## Direction
Please output every line of the material as it stands, without the pictures.
········
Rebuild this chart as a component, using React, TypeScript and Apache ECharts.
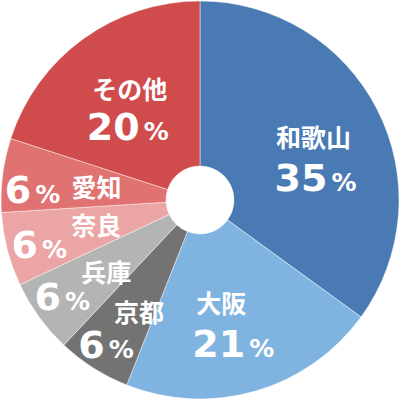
import React, { useEffect, useRef } from 'react';
import * as echarts from 'echarts';

const names = ['和歌山', '大阪', '京都', '兵庫', '奈良', '愛知', 'その他'];
const shares = [35, 21, 6, 6, 6, 6, 20];
const colors = ['#4a7ab3', '#7fb3e0', '#737373', '#b3b4b4', '#eba5a5', '#e07272', '#d04b4b'];

// label nudges from the default "inside" anchor
const nameShift = [
  [7, -10], [-12, -13], [3, 10], [3, 1], [12, -6], [15, 1], [0, -15],
];
const pctShift = [
  [9, 32], [0, 29], [-30, 44], [-41, 27], [-45, 15], [-49, 5], [-2, 24],
];

export default function App() {
  const chartRef = useRef<HTMLDivElement>(null);

  useEffect(() => {
    if (!chartRef.current) return;
    const chart = echarts.init(chartRef.current, undefined, { renderer: 'svg' });

    const pieBase = {
      type: 'pie' as const,
      center: [200, 200],
      radius: [34, 199],
      startAngle: 90,
      clockwise: true,
      avoidLabelOverlap: false,
      labelLine: { show: false },
      emphasis: { disabled: true },
    };

    chart.setOption({
      animation: false,
      series: [
        {
          ...pieBase,
          itemStyle: { borderColor: 'rgba(255,255,255,0.45)', borderWidth: 1 },
          data: names.map((n, i) => ({ name: n, value: shares[i], itemStyle: { color: colors[i] } })),
          label: {
            show: true,
            position: 'inside',
            rotate: 0,
            formatter: '{b}',
            color: '#fff',
            fontFamily: 'Noto Sans CJK JP',
            fontWeight: 'bold',
            fontSize: 25,
            lineHeight: 26,
          },
          labelLayout: (p: any) => ({ dx: nameShift[p.dataIndex][0], dy: nameShift[p.dataIndex][1] }),
        },
        {
          ...pieBase,
          silent: true,
          itemStyle: { color: 'rgba(0,0,0,0)', borderWidth: 0 },
          data: names.map((n, i) => ({ name: n, value: shares[i] })),
          label: {
            show: true,
            position: 'inside',
            rotate: 0,
            formatter: (p: any) => `{p|${p.value}}{u|%}`,
            rich: {
              p: {
                color: '#fff',
                fontFamily: 'DejaVu Sans',
                fontWeight: 'bold',
                fontSize: 38,
                lineHeight: 38,
                verticalAlign: 'bottom',
              },
              u: {
                color: '#fff',
                fontFamily: 'DejaVu Sans',
                fontWeight: 'bold',
                fontSize: 25,
                lineHeight: 38,
                verticalAlign: 'bottom',
                padding: [0, 0, 2, 4],
              },
            },
          },
          labelLayout: (p: any) => ({ dx: pctShift[p.dataIndex][0], dy: pctShift[p.dataIndex][1] }),
        },
      ],
    });

    return () => {
      chart.dispose();
    };
  }, []);

  return (
    <div
      ref={chartRef}
      style={{ position: 'absolute', left: 0, top: 0, width: '400px', height: '400px' }}
    />
  );
}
········
## Problem solution
Rebuild this chart as a component, using React, TypeScript and Apache ECharts.
import React, { useEffect, useRef } from 'react';
import * as echarts from 'echarts';

const names = ['和歌山', '大阪', '京都', '兵庫', '奈良', '愛知', 'その他'];
const shares = [35, 21, 6, 6, 6, 6, 20];
const colors = ['#4a7ab3', '#7fb3e0', '#737373', '#b3b4b4', '#eba5a5', '#e07272', '#d04b4b'];

// label nudges from the default "inside" anchor
const nameShift = [
  [7, -10], [-12, -13], [3, 10], [3, 1], [12, -6], [15, 1], [0, -15],
];
const pctShift = [
  [9, 32], [0, 29], [-30, 44], [-41, 27], [-45, 15], [-49, 5], [-2, 24],
];

export default function App() {
  const chartRef = useRef<HTMLDivElement>(null);

  useEffect(() => {
    if (!chartRef.current) return;
    const chart = echarts.init(chartRef.current, undefined, { renderer: 'svg' });

    const pieBase = {
      type: 'pie' as const,
      center: [200, 200],
      radius: [34, 199],
      startAngle: 90,
      clockwise: true,
      avoidLabelOverlap: false,
      labelLine: { show: false },
      emphasis: { disabled: true },
    };

    chart.setOption({
      animation: false,
      series: [
        {
          ...pieBase,
          itemStyle: { borderColor: 'rgba(255,255,255,0.45)', borderWidth: 1 },
          data: names.map((n, i) => ({ name: n, value: shares[i], itemStyle: { color: colors[i] } })),
          label: {
            show: true,
            position: 'inside',
            rotate: 0,
            formatter: '{b}',
            color: '#fff',
            fontFamily: 'Noto Sans CJK JP',
            fontWeight: 'bold',
            fontSize: 25,
            lineHeight: 26,
          },
          labelLayout: (p: any) => ({ dx: nameShift[p.dataIndex][0], dy: nameShift[p.dataIndex][1] }),
        },
        {
          ...pieBase,
          silent: true,
          itemStyle: { color: 'rgba(0,0,0,0)', borderWidth: 0 },
          data: names.map((n, i) => ({ name: n, value: shares[i] })),
          label: {
            show: true,
            position: 'inside',
            rotate: 0,
            formatter: (p: any) => `{p|${p.value}}{u|%}`,
            rich: {
              p: {
                color: '#fff',
                fontFamily: 'DejaVu Sans',
                fontWeight: 'bold',
                fontSize: 38,
                lineHeight: 38,
                verticalAlign: 'bottom',
              },
              u: {
                color: '#fff',
                fontFamily: 'DejaVu Sans',
                fontWeight: 'bold',
                fontSize: 25,
                lineHeight: 38,
                verticalAlign: 'bottom',
                padding: [0, 0, 2, 4],
              },
            },
          },
          labelLayout: (p: any) => ({ dx: pctShift[p.dataIndex][0], dy: pctShift[p.dataIndex][1] }),
        },
      ],
    });

    return () => {
      chart.dispose();
    };
  }, []);

  return (
    <div
      ref={chartRef}
      style={{ position: 'absolute', left: 0, top: 0, width: '400px', height: '400px' }}
    />
  );
}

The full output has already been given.